Americans may say they want to eat healthy but the truth of the matter is we really like to eat disgusting fatty foods. Despite efforts to bring healthier fare to fast food restaurants—thanks, Michelle!—when it comes time to order we turn to the fried stuff nearly every time, according to the AP. In totally unrelated news, Pediatrics magazine now recommends doctors not call kids fat since their parents would prefer to be told their kids are at an "unhealthy weight."
Many healthy-eating specialists were hoping that the advent of calorie counts on fast food menus would make a difference in what people order, but it doesn't seem to have done much at all. One study shows that only 15 percent of diners order the lower-calorie foods on fast food menus and as a result chains have slowed down their efforts to feed folks healthy food. According to a Technomic study of 1,200 restaurant chains between 2008 and 2010, the number of "health-related claims made on menus, like reduced fat or reduced carbs" fell five percent.
Of course, most diners could have told what it took teams of researchers to work out. “If I wanted something healthy, I would not even stop in at McDonald’s,” a 24-year-old New York trapeze instructor who "watches his diet at home but orders comfort foods like chicken nuggets and fries when he hits a fast-food joint" told an AP reporter at a Manhattan Mickey D's. Budgets also seem to be a big part of the problem as a $2 burger is a whole lot cheaper than a $6 salad. Not to mention the fact that you don't win friends with salad.

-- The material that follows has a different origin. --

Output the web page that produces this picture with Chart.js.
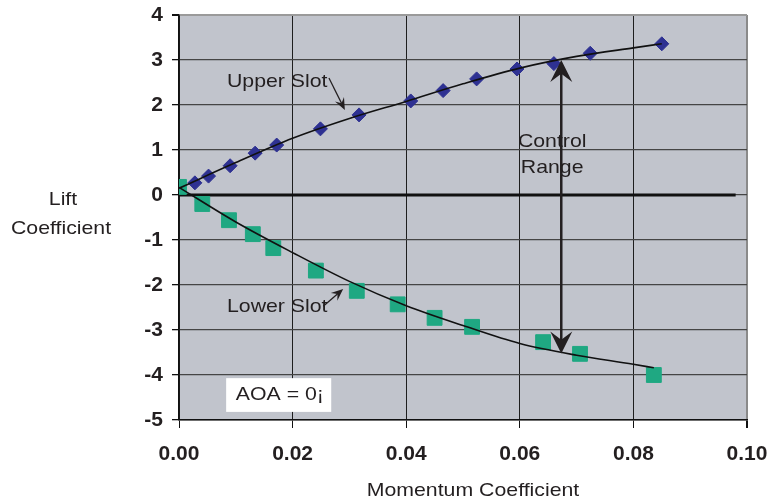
<!DOCTYPE html>
<html>
<head>
<meta charset="utf-8">
<script src="https://cdn.jsdelivr.net/npm/chart.js@4.4.0/dist/chart.umd.min.js"></script>
<style>
body { margin: 0; background: #ffffff; }
#wrap { width: 770px; height: 502px; }
</style>
</head>
<body>
<div id="wrap"><canvas id="chLift"></canvas></div>
<script>
// Values (momentum coefficient vs lift coefficient)
var upperX = [0.0028, 0.0052, 0.009, 0.0134, 0.0172, 0.0249, 0.0317, 0.0408, 0.0465, 0.0524, 0.0595, 0.066, 0.0724, 0.085];
var upperY = [0.27, 0.42, 0.65, 0.93, 1.11, 1.47, 1.78, 2.09, 2.32, 2.58, 2.80, 2.92, 3.15, 3.36];
var lowerX = [0, 0.0041, 0.0088, 0.013, 0.0166, 0.0241, 0.0313, 0.0385, 0.045, 0.0516, 0.0641, 0.0706, 0.0836];
var lowerY = [0.18, -0.2, -0.56, -0.87, -1.18, -1.68, -2.13, -2.43, -2.73, -2.93, -3.27, -3.53, -4.0];
// trend lines
var upperFitX = [0, 0.01, 0.02, 0.03, 0.04, 0.05, 0.06, 0.07, 0.08, 0.085];
var upperFitY = [0.15, 0.72, 1.26, 1.70, 2.08, 2.47, 2.82, 3.08, 3.27, 3.36];
var lowerFitX = [0, 0.01, 0.02, 0.03, 0.04, 0.05, 0.06, 0.07, 0.08, 0.0836];
var lowerFitY = [0.17, -0.6, -1.28, -1.92, -2.46, -2.9, -3.3, -3.56, -3.76, -3.84];
// the heavy zero line
var zeroX = [0, 0.098];
var zeroY = [0, 0];
// control range arrow (x, top, bottom)
var controlX = 0.0673;
var controlY = [3.0, -3.52];
// axis ticks
var xTicks = [0, 0.02, 0.04, 0.06, 0.08, 0.10];
var yTicks = [-5, -4, -3, -2, -1, 0, 1, 2, 3, 4];

function toPoints(xs, ys) {
	return xs.map(function (x, i) { return { x: x, y: ys[i] }; });
}

var INK = '#231f20';
var TXT_FONT = '19px "Liberation Sans", Arial, sans-serif';

//draws text a bit wider than normal, the original figure is stretched sideways
function wideText(ctx, txt, x, y, align) {
	ctx.save();
	ctx.translate(x, y);
	ctx.scale(1.12, 1);
	ctx.textAlign = align || 'left';
	ctx.textBaseline = 'middle';
	ctx.fillText(txt, 0, 0);
	ctx.restore();
}

//arrow head with a notched back, tip at (x2,y2)
function arrowHead(ctx, x1, y1, x2, y2, len, half) {
	var dx = x2 - x1, dy = y2 - y1;
	var d = Math.sqrt(dx * dx + dy * dy);
	var ux = dx / d, uy = dy / d;
	var px = -uy, py = ux;
	ctx.beginPath();
	ctx.moveTo(x2, y2);
	ctx.lineTo(x2 - ux * len + px * half, y2 - uy * len + py * half);
	ctx.lineTo(x2 - ux * len * 0.62, y2 - uy * len * 0.62);
	ctx.lineTo(x2 - ux * len - px * half, y2 - uy * len - py * half);
	ctx.closePath();
	ctx.fill();
}

function arrow(ctx, x1, y1, x2, y2, len, half, lw) {
	var dx = x2 - x1, dy = y2 - y1;
	var d = Math.sqrt(dx * dx + dy * dy);
	ctx.lineWidth = lw;
	ctx.beginPath();
	ctx.moveTo(x1, y1);
	ctx.lineTo(x2 - dx / d * len * 0.6, y2 - dy / d * len * 0.6);
	ctx.stroke();
	arrowHead(ctx, x1, y1, x2, y2, len, half);
}

// plot background + annotations
var decorations = {
	id: 'decorations',
	beforeDraw: function (chart) {
		var a = chart.chartArea, ctx = chart.ctx;
		ctx.save();
		ctx.fillStyle = '#c1c4cc';
		ctx.fillRect(a.left, a.top, a.right - a.left, a.bottom - a.top);
		ctx.restore();
	},
	afterDatasetsDraw: function (chart) {
		var ctx = chart.ctx;
		var sx = chart.scales.x, sy = chart.scales.y;
		var X = function (v) { return sx.getPixelForValue(v); };
		var Y = function (v) { return sy.getPixelForValue(v); };
		ctx.save();
		ctx.fillStyle = INK;
		ctx.strokeStyle = INK;
		ctx.font = TXT_FONT;

		// Control range double arrow
		var cx = X(controlX), top = Y(controlY[0]), bot = Y(controlY[1]);
		ctx.lineWidth = 2.5;
		ctx.beginPath();
		ctx.moveTo(cx, top + 12);
		ctx.lineTo(cx, bot - 12);
		ctx.stroke();
		arrowHead(ctx, cx, bot, cx, top, 22, 11);
		arrowHead(ctx, cx, top, cx, bot, 22, 11);
		wideText(ctx, 'Control', X(0.0657), Y(1.18), 'center');
		wideText(ctx, 'Range', X(0.0657), Y(0.6), 'center');

		// slot labels
		wideText(ctx, 'Upper Slot', X(0.00845), Y(2.51), 'left');
		arrow(ctx, X(0.0264), Y(2.6), X(0.0292), Y(1.89), 12, 5, 1.3);
		wideText(ctx, 'Lower Slot', X(0.00845), Y(-2.49), 'left');
		arrow(ctx, X(0.0254), Y(-2.47), X(0.0289), Y(-2.09), 12, 5, 1.3);

		// AOA box
		ctx.fillStyle = '#ffffff';
		ctx.fillRect(X(0.0083), Y(-4.07), X(0.0268) - X(0.0083), Y(-4.82) - Y(-4.07));
		ctx.fillStyle = INK;
		wideText(ctx, 'AOA = 0\u00a1', X(0.01), Y(-4.45), 'left');

		// axis titles
		wideText(ctx, 'Lift', 63, 200, 'center');
		wideText(ctx, 'Coefficient', 61, 229, 'center');
		wideText(ctx, 'Momentum Coefficient', 473, 491, 'center');
		ctx.restore();
	}
};

var tickFont = { family: '"Liberation Sans", Arial, sans-serif', size: 21, weight: 'bold' };

new Chart(document.getElementById('chLift'), {
	type: 'scatter',
	data: {
		datasets: [
			{
				label: 'Zero',
				data: toPoints(zeroX, zeroY),
				showLine: true,
				borderColor: '#111111',
				borderWidth: 3,
				pointRadius: 0,
				order: 4
			},
			{
				label: 'Upper Slot',
				data: toPoints(upperX, upperY),
				pointStyle: 'rectRot',
				pointRadius: 7,
				backgroundColor: '#2e3192',
				borderColor: '#2e3192',
				borderWidth: 1,
				order: 3
			},
			{
				label: 'Lower Slot',
				data: toPoints(lowerX, lowerY),
				pointStyle: 'rect',
				pointRadius: 10.5,
				backgroundColor: '#1fa882',
				borderColor: '#1fa882',
				borderWidth: 1,
				order: 3
			},
			{
				label: 'Upper fit',
				data: toPoints(upperFitX, upperFitY),
				showLine: true,
				cubicInterpolationMode: 'monotone',
				borderColor: '#111111',
				borderWidth: 1.6,
				pointRadius: 0,
				order: 1
			},
			{
				label: 'Lower fit',
				data: toPoints(lowerFitX, lowerFitY),
				showLine: true,
				cubicInterpolationMode: 'monotone',
				borderColor: '#111111',
				borderWidth: 1.6,
				pointRadius: 0,
				order: 1
			}
		]
	},
	options: {
		responsive: true,
		maintainAspectRatio: false,
		animation: false,
		layout: { padding: { left: 0, right: 23, top: 15, bottom: 0 } },
		plugins: {
			legend: { display: false },
			tooltip: { enabled: false }
		},
		scales: {
			x: {
				type: 'linear',
				min: 0,
				max: 0.1,
				afterBuildTicks: function (scale) { scale.ticks = xTicks.map(function (v) { return { value: v }; }); },
				afterFit: function (scale) { scale.height = 82; scale.paddingLeft = 0; scale.paddingRight = 0; },
				ticks: {
					color: INK,
					font: tickFont,
					padding: 14,
					maxRotation: 0,
					callback: function (v) { return Number(v).toFixed(2); }
				},
				grid: {
					color: function (c) { return c.tick && c.tick.value >= 0.1 ? '#8a8a8a' : '#1e1e1e'; },
					lineWidth: function (c) { return c.tick && c.tick.value >= 0.1 ? 2 : 1; },
					tickColor: '#111111',
					tickLength: 8
				},
				border: { color: '#111111', width: 1.5 }
			},
			y: {
				type: 'linear',
				min: -5,
				max: 4,
				afterBuildTicks: function (scale) { scale.ticks = yTicks.map(function (v) { return { value: v }; }); },
				// keep the plot box where the figure has it
				afterFit: function (scale) { scale.width = 179; scale.paddingTop = 0; scale.paddingBottom = 0; },
				ticks: {
					color: INK,
					font: tickFont,
					padding: 9
				},
				grid: {
					color: function (c) { return c.tick && c.tick.value >= 4 ? '#9a9a9a' : '#454545'; },
					lineWidth: function (c) { return c.tick && c.tick.value >= 4 ? 2 : 1.3; },
					tickColor: '#111111',
					tickLength: 7
				},
				border: { color: '#111111', width: 1.5 }
			}
		}
	},
	plugins: [decorations]
});
</script>
</body>
</html>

And so it goes. Which brings us back to fat kids! Though being overweight can be totally healthy it is always a touchy subject. While a public-health minister in England last year was widely quoted when she said people needed to call a fat spade a fat spade, a study in Pediatrics says docs should actually do no such thing. "Many people find the term 'fat' to be pejorative and judgmental," one of the study's authors says. "A lot of the time, providers have positive intentions, but the language they use can be seen as blaming, accusatory and not helpful." Instead they recommend doctors broach the topic carefully ("let's talk about your weight") and use terms like "high BMI" and "unhealthy weight."